My dog died today.  Lexie.  Short for Alexis.

Lexie replaced his predecessor Zorba who died in December of 2001 after eating a bad fish.  We drove 500 miles from Vancouver Island, BC to Kennewick Washington to adopt Lexie.  I’d found him on a “Border Collie Rescue” website.  Shocked by Zorba’s untimely departure, I wanted another Border Collie.

After a few weeks the boys told me Lexie was no Border Collie.  More a Springer Spaniel.  Yes, black & white markings like a Border Collie.  But the temperament of a Spaniel.  And such a nice dog he was.  Didn’t snap at children, as Zorba had.  But no fetching instinct.  I’d throw a ball, stick, bone or frisbee.  Lexie would look at me, bark wildly, then dash off to chase Merlin, who faithfully tried to bring the stick back, even as Lexie tried to yank it from his grasp.

I feel great remorse and guilt at Lexie’s passing.  Par for the course, given the terrain of my grief work over the past year.
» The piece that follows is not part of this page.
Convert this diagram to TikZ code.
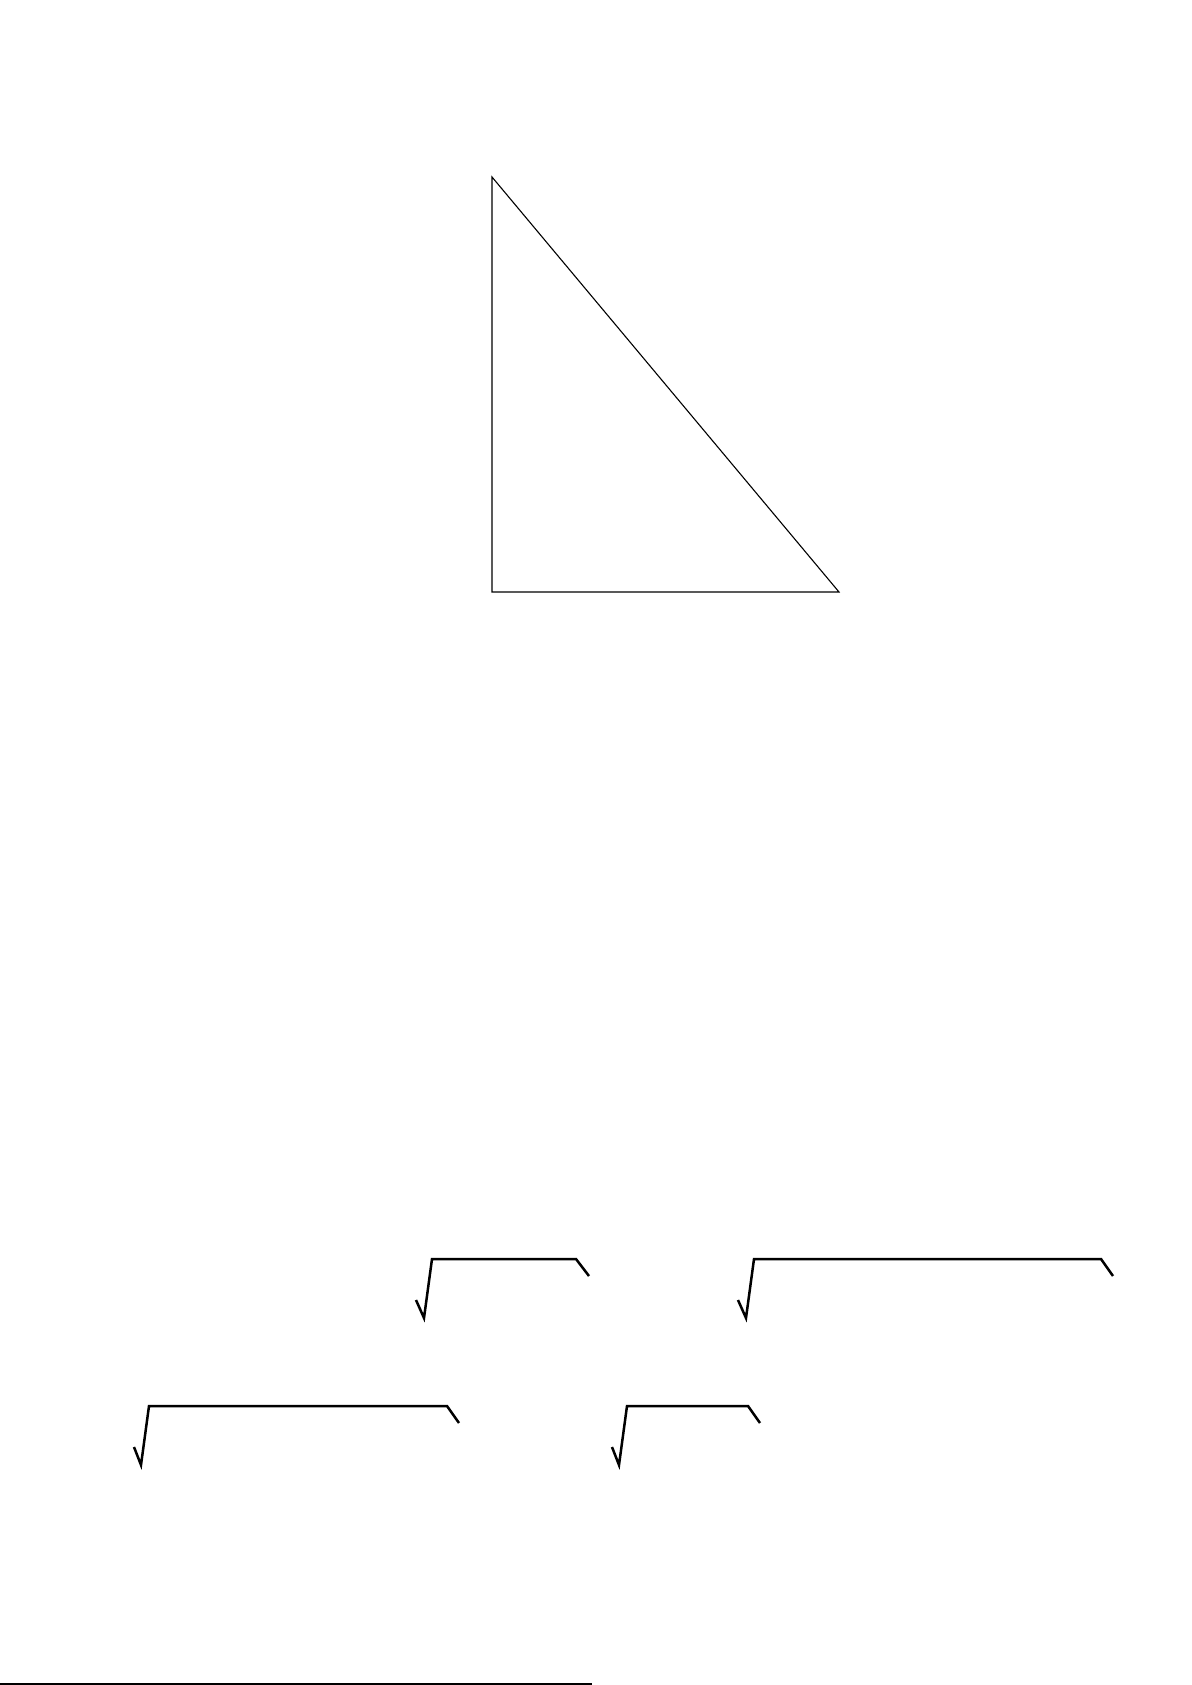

Yet Lexie had seemed so lonely, especially after Merlin died this last July.  Recently he’d just seemed to give up, not even running out to greet the car.  Then I realized he’d grown deaf and blind – I could walk up on him and he wouldn’t know I was there, until I touched him.  Then a week ago or so, Lexie just stopped eating.

“Failure to Thrive” is a condition I’ve heard of.  What causes it?  Lack of attention?  Lack of companionship?  Lack of love?  How this also resonates with my current inner struggle.  Isn’t that how my marriage died too?  Didn’t I stop paying attention, stop coming home, stop caring, stop loving?

I know I shouldn’t be that harsh in self judgment.  I know I gave everything I could to my relationship, to our mutual ventures – home and restaurant and family and lifestyle.  In the end, I came out to parts of myself I’d neglected, not a fault of the marriage or my partner – rather an expression of sexuality that didn’t fit into a monogamous commitment.

As to my relationship with my dog – I just wasn’t able to care for Lexie like a loving dog owner should – like one cares for a child, like a companion, who you take everywhere you go.  That I did not do.

I am haunted by the memories of Lexie watching me drive away from the home, his pleading look, “Why don’t you take me too?”  And haunted by the sad, weak dog face that looked up at me two days ago, seeming to say, “Do I know you?”  Barely able to get up, smelling of death as he exhaled.

RIP, Lexie.  You deserved better care from your Master.